Esse raciocínio oculta os argumentos do setor privado, que tem a hegemonia da produção, para explicar a queda da produtividade. Há mais de uma década o Governo mantém regulado o preço dos alimentos básicos e decide arbitrariamente, e não sempre de forma sistemática, quando e em quanto aumentá-los. O Estado, além disso, não permite às empresas que decidam livremente onde despachar os seus produtos e regula o transporte através da Superintendência de Silos, Armazéns e Depósitos Agrícolas (Sada), que emite um roteiro de mobilização que especifica o destino da carga em função de seus interesses políticos.

Também não entrega as divisas para se adquirir a matéria-prima porque foi ficando sem dinheiro devido à diminuição dos rendimentos do setor petroleiro.

Para reparar essa situação, o Governo decidiu desde 2008 importar insumos para vendê-los aos produtores nacionais. A medida também não aumentou os níveis de produção, como espera o Governo. A crise de abastecimento o obrigou a importar alimentos que demoram muito tempo em sair de suas embarcações devido aos entraves burocráticos nos portos.

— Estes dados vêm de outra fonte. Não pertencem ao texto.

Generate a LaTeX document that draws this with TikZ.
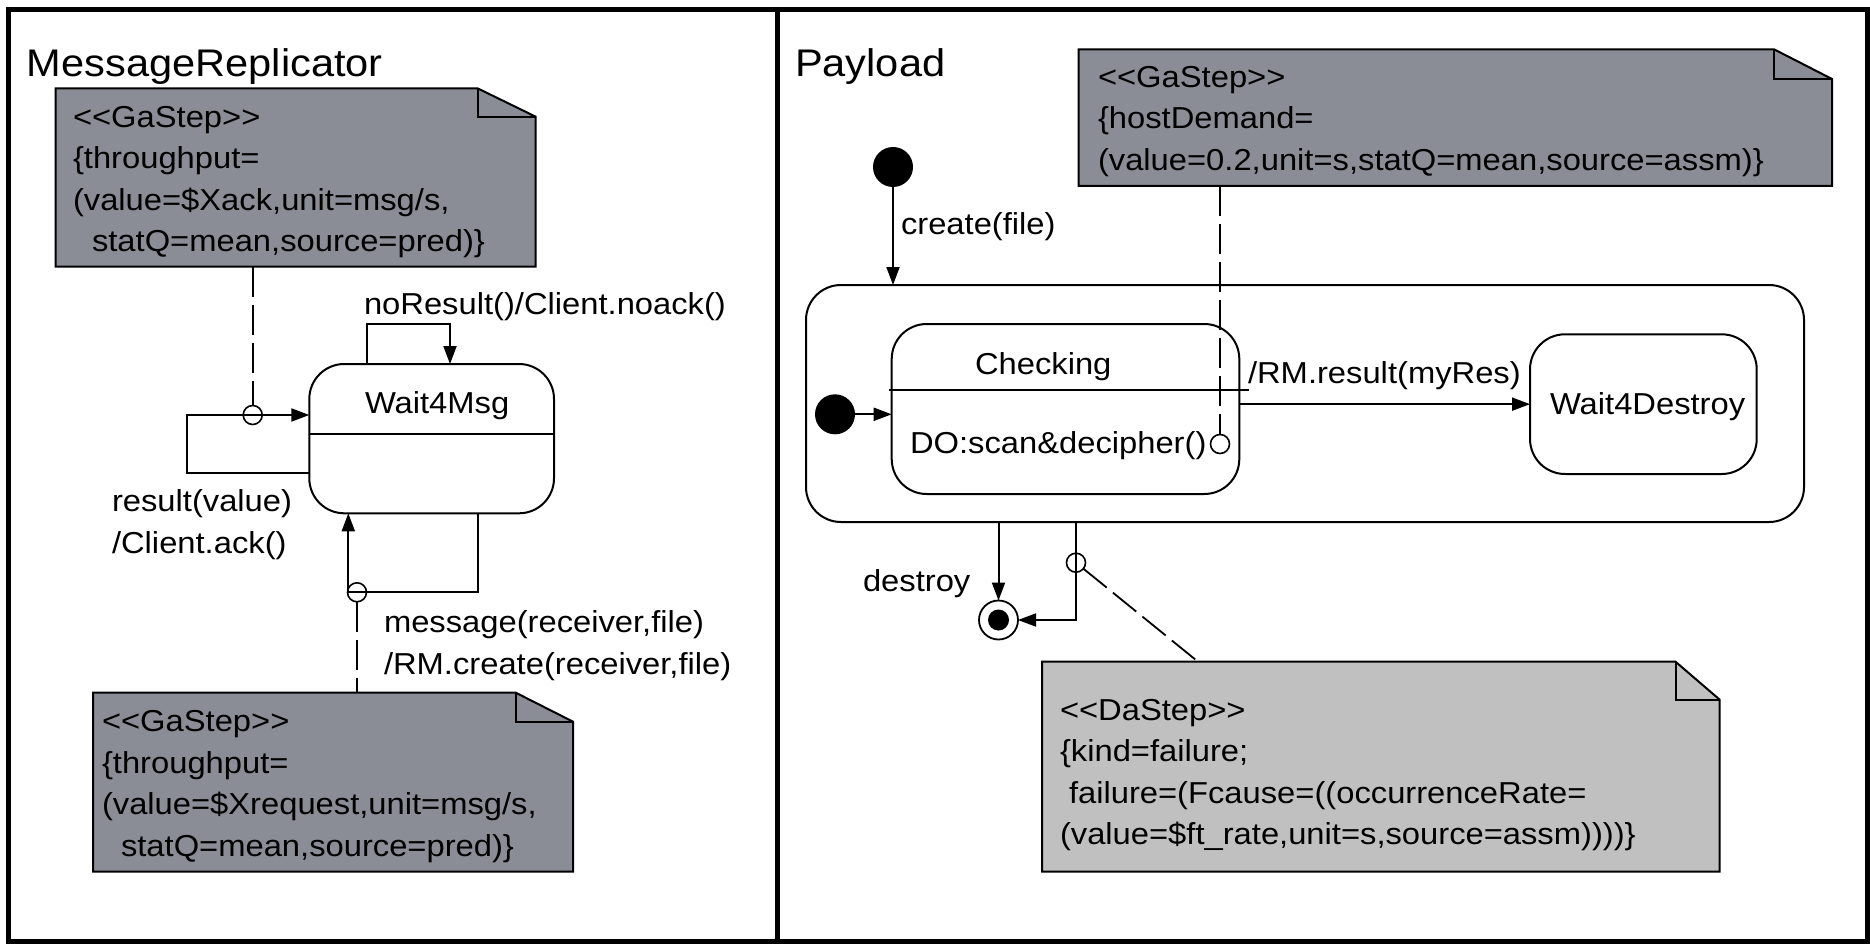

Tudo isso explica o motivo de as prateleiras dos supermercados estarem vazias e a mudança no padrão de consumo dos venezuelanos. Os clientes compram hoje bem mais dos que precisam porque não sabem quando voltarão a aparecer os bens de sua preferência. Muitos têm notado na revenda a preços de mercado uma oportunidade de negócio, tanto na Venezuela como na Colômbia.

Faz um mês, em uma trilha que interliga a fronteira entre ambos os países tombou um caminhão que transportava alimentos regulados da rede estatal Mercal, quando tentava ingressar de forma ilegal nesse país. A firma Datanálisis assegura que na última semana de fevereiro a escassez dos produtos básicos regulados pelo Estado chegava a 47,7%. “E durante este mês aumentou”, afirma a este diário o diretor do instituto, Luis Vicente León. Os cidadãos começam a pagar com mais contratempos as consequências do caótico caminho para o socialismo.